## [Task description]
Copy out every line that contains the word "diagram".

## [Figure scripts]

———

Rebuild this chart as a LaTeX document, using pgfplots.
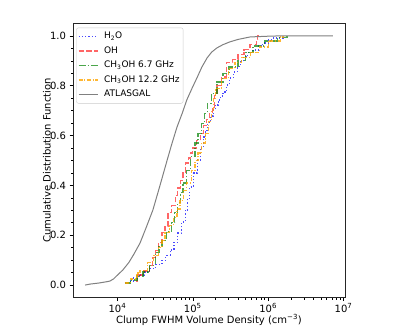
\documentclass[border=0pt]{standalone}
\usepackage{fontspec}
\setmainfont{DejaVu Sans}
\usepackage{pgfplots}
\pgfplotsset{compat=1.18}
\usepackage{pgfplotstable}
\definecolor{mplorange}{RGB}{255,165,0}
\definecolor{mplgreen}{RGB}{0,128,0}
\definecolor{mplgray}{RGB}{128,128,128}

% x values are log10 of the density
\pgfplotstableread{
lx y
4.10 0.008
4.15 0.016
4.21 0.028
4.28 0.040
4.36 0.052
4.43 0.068
4.51 0.084
4.59 0.100
4.64 0.120
4.70 0.141
4.75 0.172
4.80 0.209
4.85 0.253
4.90 0.301
4.93 0.349
4.96 0.394
5.01 0.450
5.06 0.502
5.10 0.550
5.14 0.594
5.17 0.622
5.20 0.651
5.24 0.679
5.27 0.703
5.30 0.723
5.34 0.743
5.37 0.759
5.40 0.775
5.45 0.803
5.49 0.831
5.54 0.855
5.59 0.876
5.63 0.896
5.67 0.916
5.73 0.932
5.80 0.944
5.87 0.960
5.93 0.972
6.00 0.984
6.07 0.992
6.20 1.000
}\water

\pgfplotstableread{
lx y
4.24 0.016
4.27 0.040
4.35 0.056
4.43 0.080
4.47 0.110
4.51 0.140
4.54 0.170
4.59 0.210
4.63 0.235
4.67 0.290
4.72 0.320
4.77 0.360
4.80 0.390
4.84 0.420
4.87 0.450
4.90 0.490
4.94 0.510
4.97 0.530
5.00 0.550
5.05 0.580
5.10 0.610
5.14 0.640
5.18 0.665
5.22 0.690
5.26 0.715
5.29 0.760
5.32 0.800
5.38 0.835
5.45 0.895
5.53 0.905
5.60 0.925
5.68 0.945
5.76 0.965
5.85 0.985
5.86 1.000
5.90 1.000
}\hydroxyl

\pgfplotstableread{
lx y
4.10 0.008
4.17 0.020
4.26 0.036
4.34 0.052
4.42 0.080
4.50 0.130
4.55 0.155
4.59 0.180
4.65 0.215
4.72 0.250
4.76 0.290
4.80 0.330
4.84 0.370
4.87 0.410
4.92 0.460
4.97 0.515
5.03 0.570
5.07 0.610
5.12 0.650
5.16 0.690
5.19 0.730
5.25 0.770
5.32 0.815
5.40 0.850
5.48 0.875
5.60 0.900
5.70 0.935
5.80 0.960
5.95 0.980
6.12 0.995
6.25 1.000
}\methA

\pgfplotstableread{
lx y
4.10 0.008
4.17 0.024
4.26 0.048
4.30 0.060
4.40 0.090
4.48 0.120
4.54 0.150
4.59 0.180
4.63 0.210
4.69 0.240
4.74 0.270
4.79 0.305
4.83 0.340
4.88 0.380
4.92 0.410
4.98 0.460
5.03 0.500
5.07 0.530
5.12 0.570
5.17 0.610
5.21 0.655
5.25 0.700
5.27 0.750
5.30 0.790
5.38 0.830
5.47 0.870
5.56 0.895
5.65 0.915
5.77 0.935
5.89 0.956
6.00 0.980
6.16 0.996
6.20 1.000
}\methB

\pgfplotstableread{
lx y
3.57 0.000
3.64 0.004
3.75 0.008
3.85 0.013
3.90 0.016
3.95 0.025
4.00 0.040
4.07 0.060
4.15 0.090
4.22 0.125
4.30 0.169
4.38 0.230
4.47 0.301
4.56 0.395
4.66 0.502
4.72 0.565
4.79 0.634
4.86 0.690
4.92 0.743
4.99 0.790
5.06 0.835
5.12 0.875
5.19 0.912
5.25 0.935
5.32 0.952
5.40 0.965
5.49 0.976
5.60 0.986
5.76 0.996
6.00 0.999
6.12 1.000
6.86 1.000
}\atlasgal

\tikzset{
  h2ostyle/.style={color=blue, opacity=0.7, line width=1.2pt, dash pattern=on 1.2pt off 2.1pt},
  ohstyle/.style={color=red, opacity=0.6, line width=1.2pt, dash pattern=on 5.5pt off 2.4pt},
  mastyle/.style={color=mplgreen, opacity=0.7, line width=1.2pt, dash pattern=on 7pt off 2pt on 1.2pt off 2pt},
  mbstyle/.style={color=mplorange, opacity=0.8, line width=1.2pt, dash pattern=on 4pt off 1.6pt on 1.2pt off 1.6pt},
  agstyle/.style={color=mplgray, line width=1pt},
}

\begin{document}
\begin{tikzpicture}
\useasboundingbox (-73pt,-32.5pt) rectangle (334pt,297.5pt);
\begin{axis}[
    name=ax,
    scale only axis,
    width=272pt, height=274pt,
    xmode=log,
    xmin=2570, xmax=1.047e7,
    ymin=-0.05, ymax=1.05,
    xtick={1e4,1e5,1e6,1e7},
    xticklabels={10\textsuperscript{4},10\textsuperscript{5},10\textsuperscript{6},10\textsuperscript{7}},
    ytick={0,0.2,0.4,0.6,0.8,1.0},
    minor y tick num=3,
    yticklabel style={/pgf/number format/.cd, fixed, fixed zerofill, precision=1, assume math mode=true},
    xticklabel style={yshift=1pt},
    tick label style={font=\fontsize{10}{12}\selectfont},
    tick align=outside,
    tick pos=left,
    major tick length=3.5pt,
    minor tick length=2pt,
    every tick/.style={black, line width=0.6pt},
    axis line style={black!85, line width=0.6pt},
    xlabel={Clump FWHM Volume Density (cm\textsuperscript{−3})},
    ylabel={Cumulative Distribution Function},
    label style={font=\fontsize{10}{12}\selectfont},
    xlabel style={at={(axis description cs:0.5,0)}, anchor=base, yshift=-26pt},
    ylabel style={at={(axis description cs:0,0.5)}, anchor=center, yshift=26pt},
    legend cell align=left,
    legend image code/.code={\draw[#1] (0pt,0pt) -- (19pt,0pt);},
    legend style={at={(0.012,0.985)}, anchor=north west,
        draw=black!20, rounded corners=2pt, fill=white, fill opacity=0.8, text opacity=1,
        font=\fontsize{9}{10}\selectfont, inner sep=1.5pt,
        nodes={text height=7.5pt, text depth=3pt},
        /tikz/every odd column/.append style={column sep=4pt}},
]
\addlegendimage{h2ostyle}
\addlegendentry{H\textsubscript{2}O}
\addlegendimage{ohstyle}
\addlegendentry{OH}
\addlegendimage{mastyle}
\addlegendentry{CH\textsubscript{3}OH 6.7 GHz}
\addlegendimage{mbstyle}
\addlegendentry{CH\textsubscript{3}OH 12.2 GHz}
\addlegendimage{agstyle}
\addlegendentry{ATLASGAL}

\addplot[const plot, h2ostyle, forget plot]
    table[x expr={10^(\thisrow{lx})}, y=y]{\water};
\addplot[const plot, ohstyle, forget plot]
    table[x expr={10^(\thisrow{lx})}, y=y]{\hydroxyl};
\addplot[const plot, mastyle, forget plot]
    table[x expr={10^(\thisrow{lx})}, y=y]{\methA};
\addplot[const plot, mbstyle, forget plot]
    table[x expr={10^(\thisrow{lx})}, y=y]{\methB};
\addplot[agstyle, forget plot]
    table[x expr={10^(\thisrow{lx})}, y=y]{\atlasgal};
\end{axis}
\end{tikzpicture}
\end{document}
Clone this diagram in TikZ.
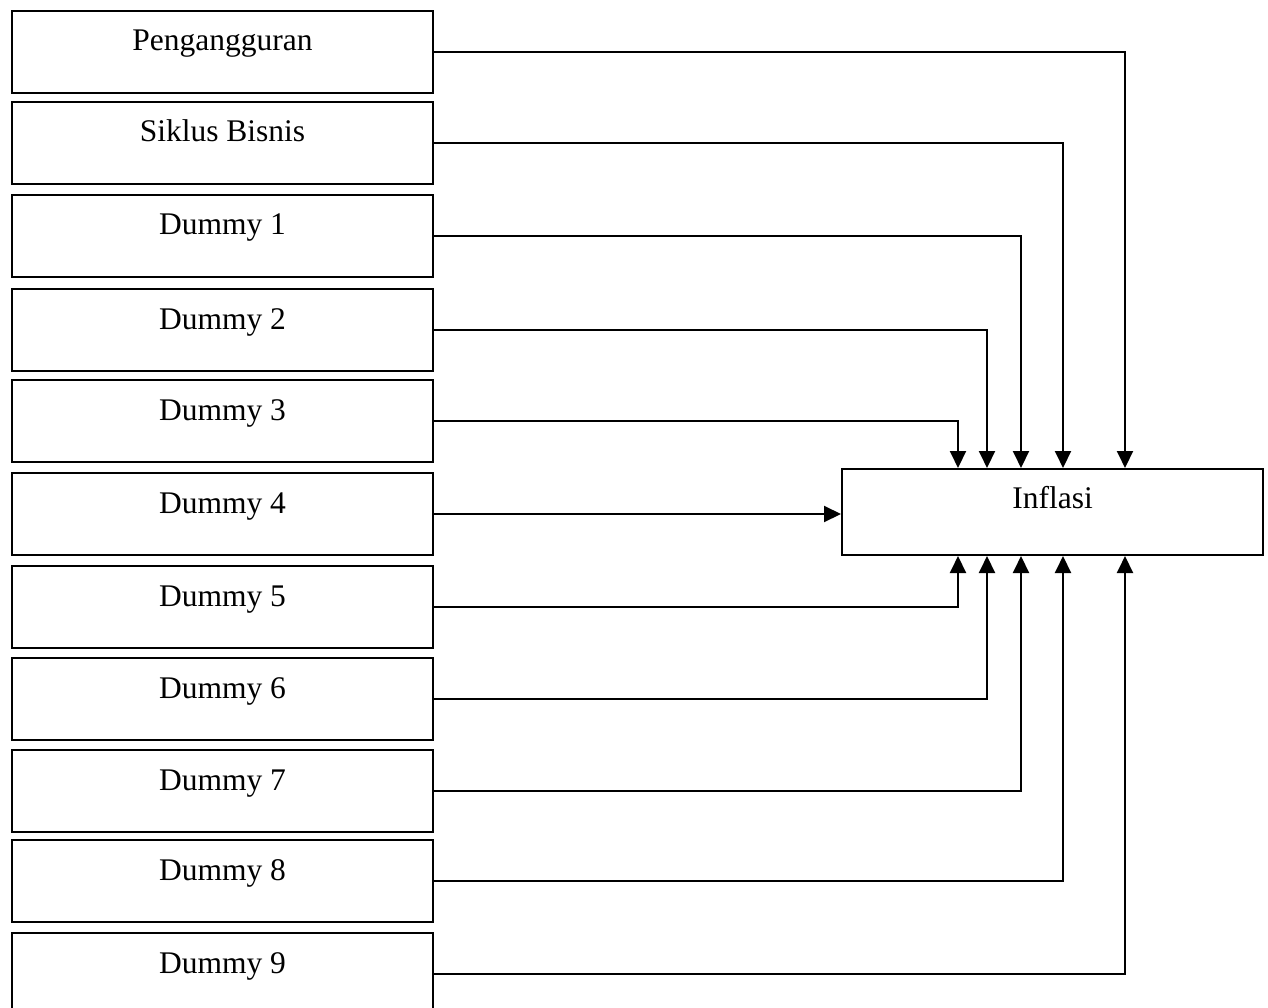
\documentclass[tikz,border=0pt]{standalone}
\usepackage{fontspec}
\setmainfont{Liberation Serif}
\usetikzlibrary{arrows.meta}
\begin{document}
\begin{tikzpicture}[x=1pt,y=-1pt,
  box/.style={draw,line width=2pt,minimum width=421pt,minimum height=82pt,inner sep=0pt,anchor=north west},
  lbl/.style={font=\fontsize{31.5}{36}\selectfont,anchor=base},
  conn/.style={line width=2pt},
  arr/.style={conn,-{Triangle[length=17pt,width=16pt]}}]
\useasboundingbox (0,0) rectangle (1268,1008);
% input boxes on the left
\foreach \n/\y/\t in {1/10/Pengangguran,2/101/Siklus Bisnis,3/194/Dummy 1,4/288/Dummy 2,
  5/379/Dummy 3,6/472/Dummy 4,7/565/Dummy 5,8/657/Dummy 6,9/749/Dummy 7,10/839/Dummy 8,11/932/Dummy 9}{
  \node[box] (b\n) at (11,\y) {};
  \node[lbl] (t\n) at ([yshift=-41pt]b\n.north) {\t};
}
% target box
\node[draw,line width=2pt,minimum width=421pt,minimum height=86pt,inner sep=0pt,anchor=north west] (inf) at (841,468) {};
\node[lbl] (tinf) at ([yshift=-40pt]inf.north) {Inflasi};
% vertical columns of the connectors
\coordinate (c1) at (958,0);
\coordinate (c2) at (987,0);
\coordinate (c3) at (1021,0);
\coordinate (c4) at (1063,0);
\coordinate (c5) at (1125,0);
% connectors from above
\draw[arr] (b1.east) -| (inf.north -| c5);
\draw[arr] (b2.east) -| (inf.north -| c4);
\draw[arr] (b3.east) -| (inf.north -| c3);
\draw[arr] (b4.east) -| (inf.north -| c2);
\draw[arr] (b5.east) -| (inf.north -| c1);
% straight connector
\draw[arr] (b6.east) -- (b6.east -| inf.west);
% connectors from below
\draw[arr] (b7.east) -| (inf.south -| c1);
\draw[arr] (b8.east) -| (inf.south -| c2);
\draw[arr] (b9.east) -| (inf.south -| c3);
\draw[arr] (b10.east) -| (inf.south -| c4);
\draw[arr] (b11.east) -| (inf.south -| c5);
\end{tikzpicture}
\end{document}
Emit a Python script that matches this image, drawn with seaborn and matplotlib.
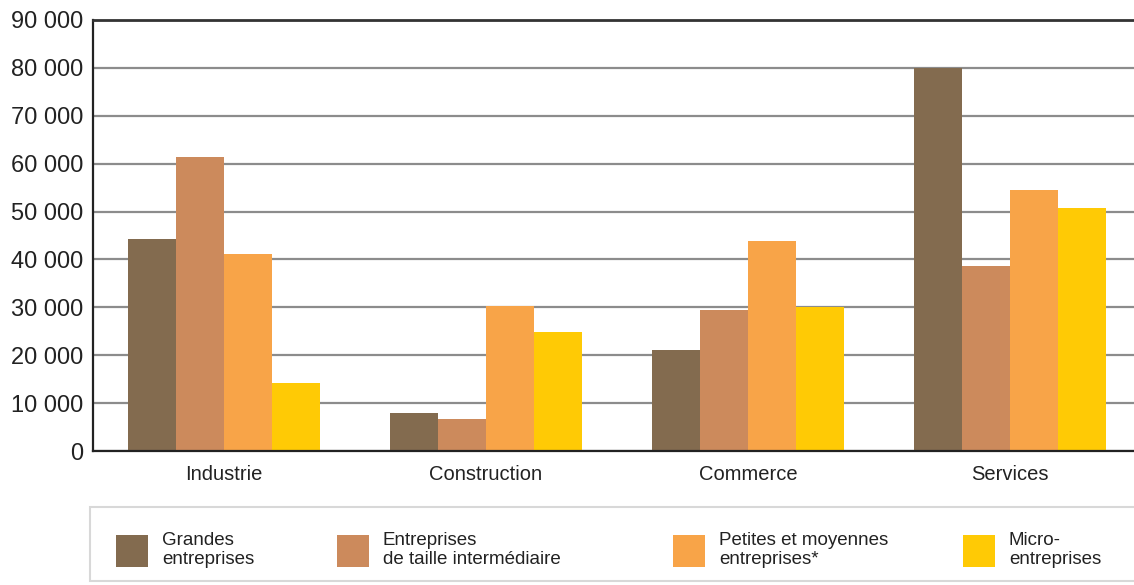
import matplotlib
matplotlib.use("Agg")
import matplotlib.pyplot as plt
import seaborn as sns
import pandas as pd
from matplotlib.ticker import FuncFormatter, FixedLocator
from matplotlib.patches import Rectangle

categories = ["Industrie", "Construction", "Commerce", "Services"]
series = ["Grandes\nentreprises", "Entreprises\nde taille intermédiaire",
          "Petites et moyennes\nentreprises*", "Micro-\nentreprises"]
grandes = [44300, 8000, 21000, 80000]
eti = [61400, 6600, 29400, 38700]
pme = [41100, 30300, 43900, 54500]
micro = [14100, 24800, 30000, 50800]
y_ticks = [0, 10000, 20000, 30000, 40000, 50000, 60000, 70000, 80000, 90000]
colors = ["#836B4F", "#CC8A5C", "#F8A448", "#FFCA05"]

rows = []
for s, vals in zip(series, [grandes, eti, pme, micro]):
    for c, v in zip(categories, vals):
        rows.append({"Secteur": c, "Catégorie": s, "Valeur": v})
df = pd.DataFrame(rows)

sns.set_theme(style="white")
plt.rcParams["font.family"] = ["Liberation Sans", "DejaVu Sans"]

W, H = 1134, 585
fig = plt.figure(figsize=(W / 100, H / 100), dpi=100)
ax = fig.add_axes([93 / W, 1 - 451 / H, (1141 - 93) / W, (451 - 20) / H])

sns.barplot(data=df, x="Secteur", y="Valeur", hue="Catégorie", order=categories,
            hue_order=series, palette=colors, width=0.73, gap=0, linewidth=0,
            saturation=1, ax=ax, legend=True)

ax.set_xlim(-0.5, 3.5)
ax.set_ylim(0, 90000)
ax.yaxis.set_major_locator(FixedLocator(y_ticks))
ax.yaxis.set_major_formatter(FuncFormatter(lambda v, p: f"{int(v):,}".replace(",", " ")))
ax.set_xlabel("")
ax.set_ylabel("")

ax.yaxis.grid(True, color="#8c8c8c", linewidth=1.6)
ax.xaxis.grid(False)
ax.set_axisbelow(True)

ax.tick_params(axis="y", length=0, labelsize=17, pad=7, labelcolor="#222222")
ax.tick_params(axis="x", which="major", length=0, labelsize=14.5, pad=10, labelcolor="#222222")
ax.xaxis.set_minor_locator(FixedLocator([-0.5, 0.5, 1.5, 2.5]))
ax.tick_params(axis="x", which="minor", length=11, width=1.6, color="#222222", direction="out")

for side in ["left", "bottom", "top"]:
    ax.spines[side].set_visible(True)
    ax.spines[side].set_color("#222222")
    ax.spines[side].set_linewidth(1.6)
ax.spines["top"].set_color("#333333")
ax.spines["top"].set_linewidth(2.0)
ax.spines["right"].set_visible(False)

handles, labels = ax.get_legend_handles_labels()
ax.get_legend().remove()

# legend frame
fig.patches.append(Rectangle((90 / W, 1 - 581 / H), (1140 - 90) / W, (581 - 507) / H,
                             transform=fig.transFigure, facecolor="white",
                             edgecolor="#d8d8d8", linewidth=1.5, zorder=0))

legend_x = [116, 337, 673, 963]
for h, lab, lx in zip(handles, series, legend_x):
    fig.legend([h], [lab], loc="center left",
               bbox_to_anchor=(lx / W, 1 - 550 / H),
               frameon=False, fontsize=13.5, handlelength=1.7,
               handleheight=2.25, handletextpad=0.75, borderpad=0,
               borderaxespad=0, labelcolor="#222222")

fig.savefig("out.png", dpi=100)
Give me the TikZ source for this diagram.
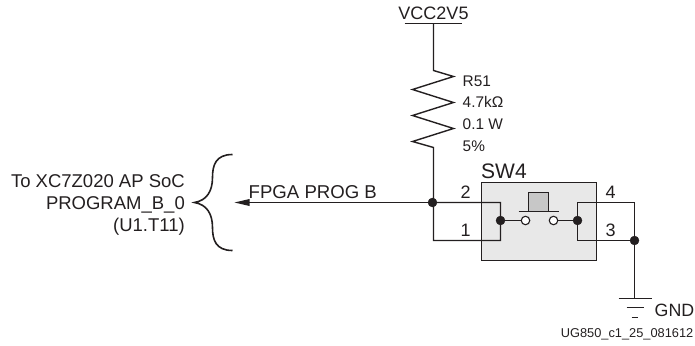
\documentclass[tikz,border=0pt]{standalone}
\usepackage{fontspec}
\setmainfont{Liberation Sans}
\definecolor{ink}{HTML}{231F20}
\newcommand{\fs}[1]{\fontsize{#1}{#1}\selectfont}
\tikzset{
  wire/.style={draw=ink,line width=1.4pt,line join=miter},
  lbl/.style={inner sep=0pt,text=ink},
  dotj/.style={circle,fill=ink,draw=ink,inner sep=0pt,minimum size=9pt},
  opencontact/.style={circle,fill=white,draw=ink,line width=1.1pt,inner sep=0pt,minimum size=8.5pt},
}
\begin{document}
\begin{tikzpicture}[x=1pt,y=-1pt]
\useasboundingbox (0,0) rectangle (695,345);
\begin{scope}[shift={(-0.5,-0.5)}]
% switch body
\node[draw=ink,fill=black!9,line width=1.1pt,minimum width=115pt,minimum height=78pt,inner sep=0pt] (body) at (539.5,222) {};
\node[draw=ink,fill=black!22,line width=1.1pt,minimum width=20pt,minimum height=19pt,inner sep=0pt] (plunger) at (539,202.5) {};
\coordinate (barL) at (519,212); \coordinate (barR) at (559,212);
\draw[wire] (barL) -- (barR);
% coordinates
\coordinate (vccL) at (405,24); \coordinate (vccR) at (462,24);
\coordinate (vcc) at (434,24);
\coordinate (rtop) at (434,71); \coordinate (rbot) at (434,148);
\coordinate (j1) at (434,241);
\coordinate (tip) at (235,203);
\coordinate (a2) at (501,203); \coordinate (a1) at (501,241);
\coordinate (b4) at (578,203); \coordinate (b3) at (578,241);
\coordinate (c4) at (635,203);
\coordinate (gnd) at (635,299);
% wires
\draw[wire] (vccL) -- (vccR);
\draw[wire] (vcc) -- (rtop) -- (454,77) -- (413,90) -- (454,103) -- (413,116) -- (454,129) -- (413,142) -- (rbot) -- (j1) -- (a1) -- (a2) -- (434,203);
\fill[ink] (tip) -- (250,199.5) -- (250,206.5) -- cycle;
\draw[wire] (434,203) -- (248,203);
\draw[wire] (c4) -- (b4) -- (b3) -- (635,241);
\draw[wire] (c4) -- (gnd);
% junctions & contacts
\node[dotj] (jp) at (433,203) {};
\node[dotj] (jl) at (501,221) {};
\node[dotj] (jr) at (578,221) {};
\node[dotj] (jg) at (635,241) {};
\node[opencontact] (cl) at (526,221) {};
\node[opencontact] (cr) at (554,221) {};
\draw[wire] (jl) -- (cl);
\draw[wire] (cr) -- (jr);
% ground
\draw[wire] (619,299) -- (652,299);
\draw[wire] (627,308) -- (644,308);
\draw[wire] (632,318) -- (638,318);
% brace
\draw[draw=ink,line width=1.6pt] (233,155) .. controls (216,155) and (213,166) .. (213,178)
  .. controls (213,192) and (207,201) .. (195,203)
  .. controls (207,205) and (213,214) .. (213,228)
  .. controls (213,240) and (216,251) .. (233,251);
% text
\node[lbl,font=\fs{18},anchor=base] (tvcc) at (434,20) {VCC2V5};
\node[lbl,font=\fs{15.4},anchor=base west] (r1) at (463,87) {R51};
\node[lbl,font=\fs{15.4},anchor=base west] (r2) at (463,108) {4.7kΩ};
\node[lbl,font=\fs{15.4},anchor=base west] (r3) at (463,130) {0.1 W};
\node[lbl,font=\fs{15.4},anchor=base west] (r4) at (463,152) {5\%};
\node[lbl,font=\fs{21},anchor=base west] (sw) at (481.5,179) {SW4};
\node[lbl,font=\fs{18},anchor=base] (p2) at (466,199) {2};
\node[lbl,font=\fs{18},anchor=base] (p1) at (466,237) {1};
\node[lbl,font=\fs{18},anchor=base] (p4) at (611,199) {4};
\node[lbl,font=\fs{18},anchor=base] (p3) at (611,237) {3};
\node[lbl,font=\fs{18.6},anchor=base west] (fp) at (249,199) {FPGA PROG B};
\node[lbl,font=\fs{18.5},anchor=base east] (l1) at (185.5,188) {To XC7Z020 AP SoC};
\node[lbl,font=\fs{18.5},anchor=base east] (l2) at (185.5,210) {PROGRAM\_B\_0};
\node[lbl,font=\fs{18.5},anchor=base east] (l3) at (185.5,232) {(U1.T11)};
\node[lbl,font=\fs{17.8},anchor=base west] (g) at (655,317) {GND};
\node[lbl,font=\fs{12.8},anchor=base east] (ug) at (694,338) {UG850\_c1\_25\_081612};
\end{scope}
\end{tikzpicture}
\end{document}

———

## [Answer in full]
Clone this diagram in TikZ.
Give me the TikZ source for this diagram.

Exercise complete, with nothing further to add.